Do this → Your task is to retype the lines from the opening of the material through the line that includes "ax = fig.add_axes([0.1986, 0.1296, 0.81, 0.8384])". Do not copy the pictures.

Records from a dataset
══════

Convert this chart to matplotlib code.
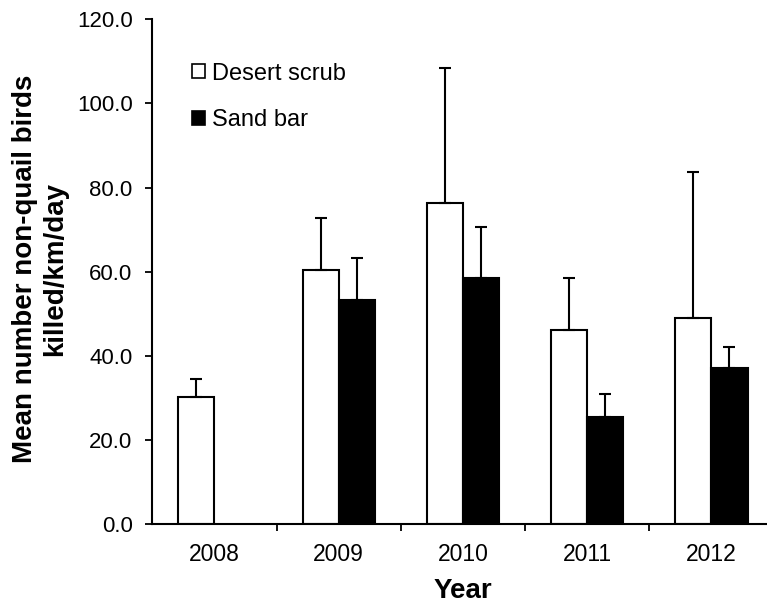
#!/usr/bin/env python3
"""Non-quail bird kills per km per day, desert scrub vs sand bar, 2008-2012."""
import numpy as np
import matplotlib
matplotlib.use("Agg")
import matplotlib.pyplot as plt
from matplotlib.patches import Patch
from matplotlib.ticker import FormatStrFormatter

years = ["2008", "2009", "2010", "2011", "2012"]
desert_mean = [30.3, 60.4, 76.3, 46.1, 49.0]
desert_err = [4.1, 12.3, 32.1, 12.4, 34.8]
sand_mean = [np.nan, 53.2, 58.6, 25.5, 37.2]
sand_err = [np.nan, 10.1, 12.0, 5.3, 4.9]

plt.rcParams["font.family"] = ["Liberation Sans", "DejaVu Sans"]


def main():
    fig = plt.figure(figsize=(7.67, 6.02), dpi=100)
    # axes run a little past the right edge, as in the source image
    ax = fig.add_axes([0.1986, 0.1296, 0.81, 0.8384])

    x = np.arange(len(years))
    w = 0.29
    ekw = dict(elinewidth=1.5, capthick=1.5, ecolor="black")
    ax.bar(x - w / 2, desert_mean, w, color="white", edgecolor="black", lw=1.5,
           yerr=[np.zeros(len(x)), desert_err], capsize=4, error_kw=ekw, zorder=2)
    ax.bar(x + w / 2, sand_mean, w, color="black", edgecolor="black", lw=1.5,
           yerr=[np.zeros(len(x)), sand_err], capsize=4, error_kw=ekw, zorder=2)

    ax.set_xlim(-0.5, 4.5)
    ax.set_ylim(0, 120)
    ax.set_yticks(np.arange(0, 121, 20))
    ax.yaxis.set_major_formatter(FormatStrFormatter("%.1f"))
    ax.set_xticks(x)
    ax.set_xticklabels(years)
    ax.set_xticks(np.arange(0.5, 4, 1), minor=True)
    ax.tick_params(axis="x", which="major", length=0, pad=14, labelsize=16.5)
    ax.tick_params(axis="x", which="minor", length=5, width=1.3, direction="out")
    ax.tick_params(axis="y", length=4.7, width=1.3, direction="out", pad=9.5, labelsize=16)
    for s in ["top", "right"]:
        ax.spines[s].set_visible(False)
    for s in ["left", "bottom"]:
        ax.spines[s].set_linewidth(1.5)

    ax.set_ylabel("Mean number non-quail birds\nkilled/km/day", fontsize=20,
                  fontweight="bold")
    ax.yaxis.set_label_coords(-0.135, 0.505)
    ax.set_xlabel("Year", fontsize=20, fontweight="bold", labelpad=8)

    handles = [Patch(facecolor="white", edgecolor="black", lw=1.2),
               Patch(facecolor="black", edgecolor="black", lw=1.2)]
    ax.legend(handles, ["Desert scrub", "Sand bar"], loc="upper left",
              bbox_to_anchor=(0.049, 0.933), frameon=False, fontsize=17,
              handlelength=0.55, handleheight=0.55, handletextpad=0.3,
              labelspacing=1.05, borderaxespad=0)

    fig.savefig("out.png", dpi=100, facecolor="white")
    plt.close(fig)


if __name__ == "__main__":
    main()
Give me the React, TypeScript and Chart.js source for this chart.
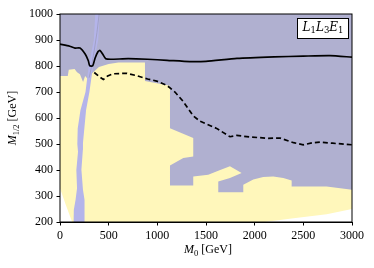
import React, { useEffect, useRef } from "react";
import { Chart, registerables } from "chart.js";

Chart.register(...registerables);

// ---------- data ----------
const m0Min = 0;
const m0Max = 3000;
const mHalfMin = 200;
const mHalfMax = 1000;
const m0Step = 500;
const mHalfStep = 100;

// excluded region (purple) – whole plane underneath
const excludedRegion: [number, number][] = [
  [0, 200], [3000, 200], [3000, 1000], [0, 1000],
];

// allowed region (yellow)
const allowedRegion: [number, number][] = [
  [0, 200], [0, 762], [80, 762], [90, 786], [150, 788], [175, 776], [205, 768],
  [237, 738], [258, 762], [290, 748], [330, 772], [400, 796], [500, 808],
  [600, 813], [873, 813], [873, 742], [1130, 724], [1130, 561], [1369, 523],
  [1369, 452], [1267, 446], [1130, 417], [1130, 340], [1369, 340], [1369, 375],
  [1523, 382], [1626, 397], [1746, 414], [1866, 388], [1746, 369], [1626, 356],
  [1626, 314], [1883, 314], [1883, 343], [1986, 363], [2088, 373], [2191, 375],
  [2294, 369], [2380, 360], [2380, 337], [2739, 337], [3000, 324], [3000, 200],
];

// no-solution regions (white)
const emptyLeftRegion: [number, number][] = [
  [0, 200], [0, 330], [60, 265], [125, 200],
];
const emptyRightRegion: [number, number][] = [
  [2100, 200], [2400, 214], [2740, 230], [3000, 250], [3000, 200],
];

// light blue strip
const stripRegion: [number, number][] = [
  [362, 1000], [348, 900], [295, 800], [262, 700], [210, 630], [182, 560],
  [178, 500], [185, 470], [168, 400], [175, 330], [160, 286], [142, 247], [140, 200],
  [250, 200], [254, 247], [250, 286], [236, 324], [220, 401], [235, 478],
  [236, 504], [250, 560], [268, 631], [302, 700], [340, 800], [392, 900], [408, 1000],
];

// thin contour inside the strip
const stripContour: [number, number][] = [
  [402, 1000], [380, 930], [352, 860], [325, 800], [300, 755],
];

// solid limit line
const solidLine: [number, number][] = [
  [0, 884], [100, 876], [154, 869], [205, 869], [260, 845], [291, 820],
  [305, 801], [336, 801], [360, 830], [390, 855], [411, 860], [440, 845],
  [470, 828], [520, 826], [700, 828], [900, 826], [1100, 822], [1335, 817],
  [1500, 818], [1818, 829], [2200, 835], [2500, 838], [2773, 840], [3000, 834],
];

// dashed limit line
const dashedLine: [number, number][] = [
  [352, 775], [400, 760], [445, 748], [490, 762], [545, 770], [685, 772],
  [788, 763], [900, 750], [993, 742], [1100, 725], [1181, 700], [1263, 665],
  [1369, 608], [1438, 588], [1609, 560], [1746, 528], [1815, 533], [1951, 527],
  [2137, 522], [2260, 523], [2400, 505], [2499, 497], [2600, 505], [2670, 507],
  [2800, 503], [3000, 497],
];

const xTitle = ["M", "0", " [GeV]"];
const yTitle = ["M", "1/2", " [GeV]"];
const legendText = ["L", "1", "L", "3", "E", "1"];

// ---------- styling ----------
const PURPLE = "rgb(176,176,208)";
const YELLOW = "rgb(255,247,187)";
const STRIP = "rgb(180,180,234)";
const SERIF = "'Liberation Serif', 'DejaVu Serif', serif";

const toPts = (arr: [number, number][]) => arr.map(([x, y]) => ({ x, y }));

function polygon(label: string, pts: [number, number][], color: string, order: number) {
  return {
    label,
    data: toPts(pts),
    borderWidth: 0,
    borderColor: "rgba(0,0,0,0)",
    backgroundColor: color,
    fill: "shape",
    pointRadius: 0,
    tension: 0,
    order,
  };
}

type Run = { text: string; font: string; dy?: number };

function drawRuns(ctx: CanvasRenderingContext2D, runs: Run[], x: number, y: number) {
  let w = 0;
  for (const r of runs) {
    ctx.font = r.font;
    w += ctx.measureText(r.text).width;
  }
  let cx = x - w / 2;
  ctx.textAlign = "left";
  ctx.textBaseline = "alphabetic";
  for (const r of runs) {
    ctx.font = r.font;
    ctx.fillText(r.text, cx, y + (r.dy || 0));
    cx += ctx.measureText(r.text).width;
  }
}

const decorPlugin = {
  id: "decor",
  afterDraw(chart: any) {
    const { ctx, chartArea: ca } = chart;
    ctx.save();
    // frame
    ctx.strokeStyle = "#000";
    ctx.lineWidth = 1;
    ctx.strokeRect(ca.left, ca.top, ca.right - ca.left, ca.bottom - ca.top);
    ctx.fillStyle = "#000";
    // x title
    drawRuns(
      ctx,
      [
        { text: xTitle[0], font: `italic 12px ${SERIF}` },
        { text: xTitle[1], font: `8.5px ${SERIF}`, dy: 2.5 },
        { text: xTitle[2], font: `12px ${SERIF}` },
      ],
      (ca.left + ca.right) / 2 + 2,
      253
    );
    // y title
    ctx.save();
    ctx.translate(16, (ca.top + ca.bottom) / 2);
    ctx.rotate(-Math.PI / 2);
    drawRuns(
      ctx,
      [
        { text: yTitle[0], font: `italic 12px ${SERIF}` },
        { text: yTitle[1], font: `8.5px ${SERIF}`, dy: 2.5 },
        { text: yTitle[2], font: `12px ${SERIF}` },
      ],
      0,
      0
    );
    ctx.restore();
    // legend box
    const bx = 297.5, by = 18.5, bw = 51, bh = 20;
    ctx.fillStyle = "#fff";
    ctx.fillRect(bx, by, bw, bh);
    ctx.strokeStyle = "#000";
    ctx.lineWidth = 1;
    ctx.strokeRect(bx, by, bw, bh);
    ctx.fillStyle = "#000";
    const big = `italic 12px 'DejaVu Serif', serif`;
    const sub = `8.5px 'DejaVu Serif', serif`;
    drawRuns(
      ctx,
      legendText.map((t, i) => (i % 2 === 0 ? { text: t, font: big } : { text: t, font: sub, dy: 2.5 })),
      bx + bw / 2,
      by + 12
    );
    ctx.restore();
  },
};

export default function App() {
  const ref = useRef<HTMLCanvasElement | null>(null);

  useEffect(() => {
    if (!ref.current) return;
    const tickFont = { family: SERIF, size: 12 };
    const chart = new Chart(ref.current, {
      type: "line",
      data: {
        datasets: [
          {
            label: "dashed",
            data: toPts(dashedLine),
            borderColor: "#000",
            borderWidth: 1.7,
            borderDash: [5, 3],
            fill: false,
            pointRadius: 0,
            tension: 0,
            order: 1,
          },
          {
            label: "solid",
            data: toPts(solidLine),
            borderColor: "#000",
            borderWidth: 1.7,
            fill: false,
            pointRadius: 0,
            tension: 0.2,
            order: 2,
          },
          {
            label: "stripContour",
            data: toPts(stripContour),
            borderColor: "rgba(150,150,180,0.8)",
            borderWidth: 0.8,
            fill: false,
            pointRadius: 0,
            tension: 0,
            order: 4,
          },
          polygon("strip", stripRegion, STRIP, 5),
          polygon("emptyLeft", emptyLeftRegion, "#fff", 6),
          polygon("emptyRight", emptyRightRegion, "#fff", 7),
          polygon("allowed", allowedRegion, YELLOW, 8),
          polygon("excluded", excludedRegion, PURPLE, 9),
        ] as any,
      },
      options: {
        responsive: false,
        maintainAspectRatio: false,
        animation: false,
        events: [],
        layout: { padding: { left: 0, right: 22, top: 14, bottom: 0 } },
        plugins: { legend: { display: false }, tooltip: { enabled: false } },
        scales: {
          x: {
            type: "linear",
            min: m0Min,
            max: m0Max,
            ticks: {
              stepSize: m0Step,
              color: "#000",
              font: tickFont,
              padding: 3,
              maxRotation: 0,
              autoSkip: false,
              callback: (v: any) => String(v),
            },
            grid: { drawOnChartArea: false, drawTicks: true, tickLength: 3.5, color: "#000" },
            border: { display: true, color: "#000", width: 1 },
            afterFit: (s: any) => {
              s.height = 46;
            },
          },
          y: {
            type: "linear",
            min: mHalfMin,
            max: mHalfMax,
            ticks: {
              stepSize: mHalfStep,
              color: "#000",
              font: tickFont,
              padding: 3.5,
              autoSkip: false,
              callback: (v: any) => String(v),
            },
            grid: { drawOnChartArea: false, drawTicks: true, tickLength: 3.5, color: "#000" },
            border: { display: true, color: "#000", width: 1 },
            afterFit: (s: any) => {
              s.width = 60;
            },
          },
        },
      } as any,
      plugins: [decorPlugin],
    });
    return () => chart.destroy();
  }, []);

  return (
    <div style={{ position: "absolute", left: 0, top: 0, width: 374, height: 268, background: "#fff" }}>
      <canvas ref={ref} width={374} height={268} style={{ width: 374, height: 268 }} />
    </div>
  );
}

══════

Solution to the problem →
Convert this chart to matplotlib code.
#!/usr/bin/env python3
"""Non-quail bird kills per km per day, desert scrub vs sand bar, 2008-2012."""
import numpy as np
import matplotlib
matplotlib.use("Agg")
import matplotlib.pyplot as plt
from matplotlib.patches import Patch
from matplotlib.ticker import FormatStrFormatter

years = ["2008", "2009", "2010", "2011", "2012"]
desert_mean = [30.3, 60.4, 76.3, 46.1, 49.0]
desert_err = [4.1, 12.3, 32.1, 12.4, 34.8]
sand_mean = [np.nan, 53.2, 58.6, 25.5, 37.2]
sand_err = [np.nan, 10.1, 12.0, 5.3, 4.9]

plt.rcParams["font.family"] = ["Liberation Sans", "DejaVu Sans"]


def main():
    fig = plt.figure(figsize=(7.67, 6.02), dpi=100)
    # axes run a little past the right edge, as in the source image
    ax = fig.add_axes([0.1986, 0.1296, 0.81, 0.8384])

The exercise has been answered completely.